Anlatıcının Yolculuğu 5!
Kairos’u Yakalamak
Hadi hatırlayalım,
“Bir rüyam var. Gün gelecek, bu ulus ayağa kalkıp kendi inancını gerçek anlamıyla yaşayacak. “Şunu kendinden menkul bir gerçek kabul ederiz ki, bütün insanlar eşit yaratılmıştır.” Luther King’in bu sözünü hatırladınız mı?
Kimilerimizin aklında o film sahnesi canlandı bile. Tamam hadi daha yakına bakalım;
“Yine Söylüyorum: Kazanacaksınız. Kazanmak İçin Uğraşacaksınız. Ama Netice Ne Olursa Olsun, Siz Benim Gönlümde Hep Kazandınız, Hep Şampiyonsunuz ve Öyle Kalacaksınız. Allah Yardımcınız Olsun.”
Tanıdık geldi mi? 17 Mayıs 2000 yılı. Arsenal ve Galatasaray UEFA final maçı soyunma odası. Sözler Fatih Terim’e ait.
İşte Kairos tam olarak da bu. Merak ettiniz mi? Hadi yakından bakalım.
Kronos Yunan mitolojisinde zaman tanrısı olarak biliniyor. Buradaki zaman hepimizin ortak anlamlandırdığı akıp giden terimsel bir zaman anlamında.
Kaynaklarda bir de omuzlarında ve ayaklarına kanatları olan, çok hızlı hareket ettiği için bir türlü yakalanamayan Kairos’u görüyoruz. Kairos fırsat tanrısı olarak biliniyor. Sanırım fırsatı yakalamak terimi de buradan geliyor.
Bu mitolojik terimi eğitim ve anlatıcılık alanında da doğru zaman, uygun ifade ve anlatı dengesi olarak isimlendirebiliriz.
Fatih Terim’in konuşmasını düşünün. O konuşmayı her maçta yapsaydı ya da önlerinde UEFA gibi bir hedef varken bir lig maçında söyleseydi sizce de bu kadar anlamlı olur muydu?
Ya da yıllar sonra bile bu sözleri hatırlar mıydık?
Anlatı içerisinde Kairos’u yakalamak yani cümlelerin kişiler için en etkileyici zamanını yakalamak için birinci basamak karşınızdaki insanları iyi tanımak olacaktır. Onlar hakkında derinlemesine düşünmelisiniz. Tanımadığınız bir kitleye anlatı yapmak oldukça zordur. Tamam her seminer, her eğitim öncesi katılımcılarla kahve için demiyorum ama onların hayat biçimlerini, yaşayış özelliklerini ve kaygılarını iyi analiz edebilirsiniz.
Üniversite topluluğundaki bir öğrencinin, şirketteki maaşından mutsuz beyaz yakalı çalışanın, evdeki eşinizin hepsinin hayattaki kaygıları ve beklentileri farklı. Bu beklentilere göre anlatınızı güçlendirip Kairos etkisini yaratabilirsiniz.
Hedef kitlenizin beklenti ve kültürlerine göre ‘’Şimdi bu mesaj için doğru zaman mı?’’ sorusunu kendinize sormanız büyük önem taşıyor.
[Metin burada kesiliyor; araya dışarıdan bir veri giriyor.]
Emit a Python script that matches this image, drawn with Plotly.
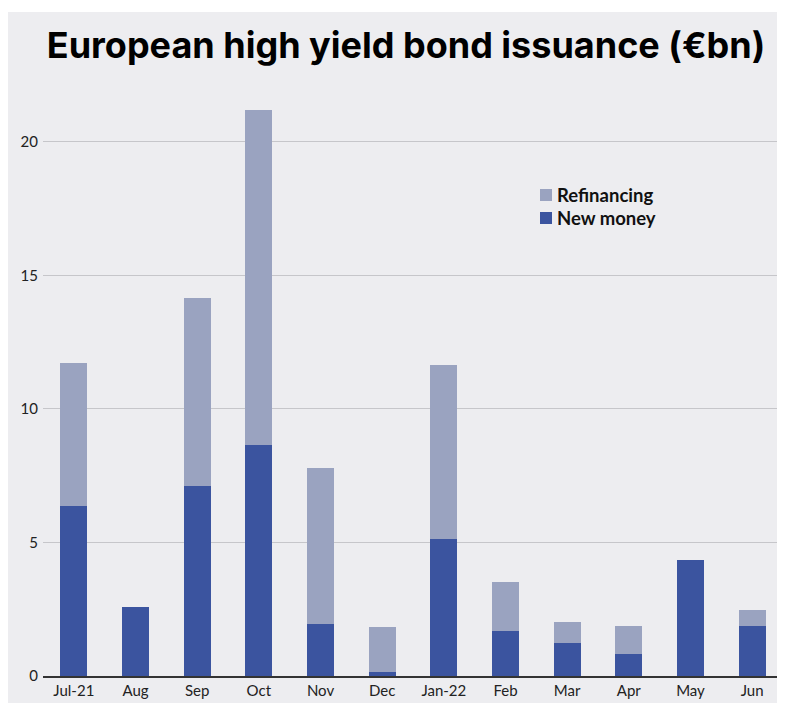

En doğru cevabı siz vereceksiniz. Anlatı çalışmanın hedef kitlenizin anlık tepkilerine göre değişebilir buna hazırlıklı olmalısınız.
Analitik bir yöneticinizle yapacağınız toplantıda anlatımızın süresini de dengede tutmak Kairos kavramı içerisindedir. Kairos’u sadece bir fırsat teriminden çok dengede tutulan fırsat olarak adlandırabiliriz. Kairos’u dinamik bir kavram olarak düşünmeliyiz örneğin anlatınızın süresi uzadığında insanların yüzlerine baktığınızı düşünün. Her cümleniz yüzleri daha da asıyor ise işte Kairos’un dengesini kaybediyorsunuz demektir.
Konuşmanın içeriği kadar zaman da oldukça değerli bir kavram anlatı esnasında. Hedef kitlenizin tam olarak o anda neye ihtiyacı olduğunu iyi gözlemlemeniz aynı değeri taşıyor. M.L King ya da Fatih terim örneklerinden daha öte bir örnek daha vermek isterim. Kairos’un doğru zaman kavramına en etkili örnek olarak görebiliriz.
“Ben size taarruzu emretmiyorum, ölmeyi emrediyorum…” Mustafa Kemal Atatürk – Çanakkale
Doğru zamanda söylenen ve asla unutulmayan bir iz…
Bu etkiyi iş hayatında anlatılarınızda yaşattığınızı düşünün.
Anlatıcının yolculuğu serisinin beşinci yazısının sonuna geldik.